Follow Bill on Facebook:

https://www.facebook.com/bill.mew

Takeaways

  • Soon after GDPR a lot of organizations were left in a state of shock.
  • Companies need to learn to strike the right balance between digital transformation and digital ethics; between changing the world and doing the right thing.
  • In 2019 there will be a predicted spike in privacy tool adoption and the use of opt-out settings.
  • Consumers are becoming far more aware and therefore far more active in enforcing their privacy. They’ll alert regulators to any kind of malfeasance, they’ll be filing lawsuits and class action lawsuits.
  • It’s not just tech firms that need to be data ethics aware, it’s any company out there that’s processing data or any company that could have an issue and that’s almost all of them.
  • It is the first time that we’ve ever seen a single issue (like data ethics) be both the leading brand attribute and the leading brand risk at the same time.
  • Historically we’ve just trusted technology.
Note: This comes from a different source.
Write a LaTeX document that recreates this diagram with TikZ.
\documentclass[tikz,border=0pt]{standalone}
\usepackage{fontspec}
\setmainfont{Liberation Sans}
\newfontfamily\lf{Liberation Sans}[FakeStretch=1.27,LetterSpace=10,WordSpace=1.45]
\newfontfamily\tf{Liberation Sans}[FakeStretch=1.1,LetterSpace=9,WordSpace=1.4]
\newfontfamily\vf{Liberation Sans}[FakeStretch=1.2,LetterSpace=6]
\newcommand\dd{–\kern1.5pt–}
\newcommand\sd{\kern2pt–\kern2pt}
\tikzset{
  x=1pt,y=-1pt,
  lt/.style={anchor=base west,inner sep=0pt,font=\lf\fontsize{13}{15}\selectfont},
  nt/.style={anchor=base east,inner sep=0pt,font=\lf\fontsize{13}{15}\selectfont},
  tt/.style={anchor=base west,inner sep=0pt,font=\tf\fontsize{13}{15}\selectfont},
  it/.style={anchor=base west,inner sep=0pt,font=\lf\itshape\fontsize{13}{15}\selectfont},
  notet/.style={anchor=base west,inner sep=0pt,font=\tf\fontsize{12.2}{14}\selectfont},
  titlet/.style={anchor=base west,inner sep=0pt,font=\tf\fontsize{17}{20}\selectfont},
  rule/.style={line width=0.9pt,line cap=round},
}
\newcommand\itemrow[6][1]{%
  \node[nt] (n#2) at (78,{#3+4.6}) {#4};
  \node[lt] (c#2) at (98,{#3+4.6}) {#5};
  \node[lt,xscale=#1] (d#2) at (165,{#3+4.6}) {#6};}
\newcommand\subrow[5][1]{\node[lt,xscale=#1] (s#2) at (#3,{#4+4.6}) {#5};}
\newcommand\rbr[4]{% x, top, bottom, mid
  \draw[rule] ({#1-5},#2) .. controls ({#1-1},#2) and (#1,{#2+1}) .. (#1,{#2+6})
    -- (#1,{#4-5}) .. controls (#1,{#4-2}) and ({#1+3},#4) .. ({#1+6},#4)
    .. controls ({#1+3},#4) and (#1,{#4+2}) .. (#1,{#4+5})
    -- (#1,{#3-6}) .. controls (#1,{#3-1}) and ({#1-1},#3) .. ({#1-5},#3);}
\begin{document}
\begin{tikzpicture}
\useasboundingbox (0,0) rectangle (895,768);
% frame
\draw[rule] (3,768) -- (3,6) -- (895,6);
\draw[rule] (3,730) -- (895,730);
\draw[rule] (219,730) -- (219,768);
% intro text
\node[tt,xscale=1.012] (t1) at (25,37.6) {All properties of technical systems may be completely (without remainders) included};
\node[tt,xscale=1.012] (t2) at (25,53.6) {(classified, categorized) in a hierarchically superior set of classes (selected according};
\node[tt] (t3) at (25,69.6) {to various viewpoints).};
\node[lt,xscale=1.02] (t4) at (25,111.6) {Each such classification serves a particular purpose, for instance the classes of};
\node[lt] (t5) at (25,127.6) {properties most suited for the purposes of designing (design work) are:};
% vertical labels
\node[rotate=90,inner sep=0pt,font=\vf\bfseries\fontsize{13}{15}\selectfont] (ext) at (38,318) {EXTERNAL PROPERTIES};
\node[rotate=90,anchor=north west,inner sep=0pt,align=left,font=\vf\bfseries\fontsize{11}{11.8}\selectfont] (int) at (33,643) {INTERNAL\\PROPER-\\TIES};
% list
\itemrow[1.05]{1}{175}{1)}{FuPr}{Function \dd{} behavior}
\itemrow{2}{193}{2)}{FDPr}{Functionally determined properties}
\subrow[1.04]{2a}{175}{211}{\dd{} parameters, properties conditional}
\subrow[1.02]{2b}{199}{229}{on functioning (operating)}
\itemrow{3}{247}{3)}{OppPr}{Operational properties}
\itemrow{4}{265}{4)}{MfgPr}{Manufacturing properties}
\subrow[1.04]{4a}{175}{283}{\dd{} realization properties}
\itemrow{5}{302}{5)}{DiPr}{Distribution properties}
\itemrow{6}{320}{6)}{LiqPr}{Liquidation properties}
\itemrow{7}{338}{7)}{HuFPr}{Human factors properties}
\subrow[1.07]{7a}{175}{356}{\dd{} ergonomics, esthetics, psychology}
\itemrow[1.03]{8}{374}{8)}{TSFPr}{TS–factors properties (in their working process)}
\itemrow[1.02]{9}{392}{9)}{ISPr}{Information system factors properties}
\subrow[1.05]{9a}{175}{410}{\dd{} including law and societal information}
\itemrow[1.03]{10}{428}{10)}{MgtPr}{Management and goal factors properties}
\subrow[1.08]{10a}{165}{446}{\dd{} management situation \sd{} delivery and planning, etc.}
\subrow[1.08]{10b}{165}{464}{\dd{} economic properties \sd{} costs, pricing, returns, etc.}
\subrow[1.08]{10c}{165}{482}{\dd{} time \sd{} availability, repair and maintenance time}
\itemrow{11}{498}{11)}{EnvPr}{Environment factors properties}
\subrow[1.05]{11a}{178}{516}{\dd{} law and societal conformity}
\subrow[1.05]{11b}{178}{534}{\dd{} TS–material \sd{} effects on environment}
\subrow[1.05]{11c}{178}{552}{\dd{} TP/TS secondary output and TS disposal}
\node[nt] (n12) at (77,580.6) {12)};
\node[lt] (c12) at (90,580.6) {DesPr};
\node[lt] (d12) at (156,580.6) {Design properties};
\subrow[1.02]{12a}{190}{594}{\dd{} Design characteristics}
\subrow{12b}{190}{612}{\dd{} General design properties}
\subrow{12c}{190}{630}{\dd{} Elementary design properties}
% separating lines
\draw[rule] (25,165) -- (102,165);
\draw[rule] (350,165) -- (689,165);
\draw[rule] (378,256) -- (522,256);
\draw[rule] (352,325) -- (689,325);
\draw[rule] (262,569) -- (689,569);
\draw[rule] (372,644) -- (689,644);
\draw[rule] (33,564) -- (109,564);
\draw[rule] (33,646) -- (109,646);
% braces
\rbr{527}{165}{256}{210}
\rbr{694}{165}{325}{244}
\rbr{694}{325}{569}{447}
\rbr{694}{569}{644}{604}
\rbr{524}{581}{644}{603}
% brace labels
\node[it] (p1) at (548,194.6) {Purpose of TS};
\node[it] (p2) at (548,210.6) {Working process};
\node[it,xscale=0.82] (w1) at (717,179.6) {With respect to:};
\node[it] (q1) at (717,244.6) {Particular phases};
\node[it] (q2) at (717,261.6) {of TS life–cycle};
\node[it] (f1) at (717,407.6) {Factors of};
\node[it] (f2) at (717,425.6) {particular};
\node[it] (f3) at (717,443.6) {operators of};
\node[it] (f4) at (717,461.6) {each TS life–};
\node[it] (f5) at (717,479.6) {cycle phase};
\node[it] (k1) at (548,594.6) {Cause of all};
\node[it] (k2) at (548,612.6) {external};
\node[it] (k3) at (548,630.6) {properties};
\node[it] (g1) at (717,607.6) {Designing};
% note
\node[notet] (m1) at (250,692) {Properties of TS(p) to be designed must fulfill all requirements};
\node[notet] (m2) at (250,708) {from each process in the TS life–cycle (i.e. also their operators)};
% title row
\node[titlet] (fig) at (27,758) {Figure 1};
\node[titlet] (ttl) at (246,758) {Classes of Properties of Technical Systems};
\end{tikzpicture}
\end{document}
We trusted that it would work. We trusted that wherever the data went, it would be held securely and it would be used ethically and responsibly. We shouldn’t just accept that our data is being shared and taking it for granted.
  • Under GDPR, we have the right to have our records removed, to privacy, to be removed and forgotten, and people are going to be exercising those rights and they’re also going to be coming out and really punishing companies that don’t get this kind of thing right.
  • The rise in data privacy failure is due to a migration of our data to the cloud at the same time as seeing an exponential rise in the amount of data being captured which causes an enormous risk.
  • A company has to actually have it together in order to have any chance of acting responsibly and ethically with data.
  • Acting responsibly requires an alignment of functions that haven’t traditionally worked together.
  • The privacy impact assessment isn’t necessarily aligned with the information security strategy or the crisis management plan. To be in a position to actually deal effectively and ethically with your data, you need to have those three aligned.
  • You need to have the alignment between your crisis management plan then also the guys in the CIO department and what they’re doing about information security management and also the chief risk officer or the compliance group around their privacy impact assessment to make sure those are aligned.
  • With regulations like GDPR, it actually mandates that you have to make prompt disclosure to the regulatory authorities and to the impacted customers. And therefore containing the issue or hushing it up is no longer an option.
  • Any kind of malfeasance is going to be punished exceedingly harshly by consumers. The awareness is now much higher. Their propensity to actually act is higher. They’re going to be alerting regulators immediately to any malfeasance.
  • If you’re a brand custodian, take digital ethics seriously and try and get it as part of your corporate culture to establish yourself as a trusted brand because that will differentiate you in the market, that will be a competitive advantage.
  • If you suddenly decide “I’m going to start learning to swim now because I’m starting to drown”, it’s too late. You’re never going to pull to get things together in the first hour, the first day, it may even take you weeks, and you will be behind the game all the way throughout that period and your brand will be cut to shreds.
  • If you make data ethics part of your cultural behavior, your employees are far more likely to act responsibly. They’re also far more likely to deal with customer data as an asset and something precious.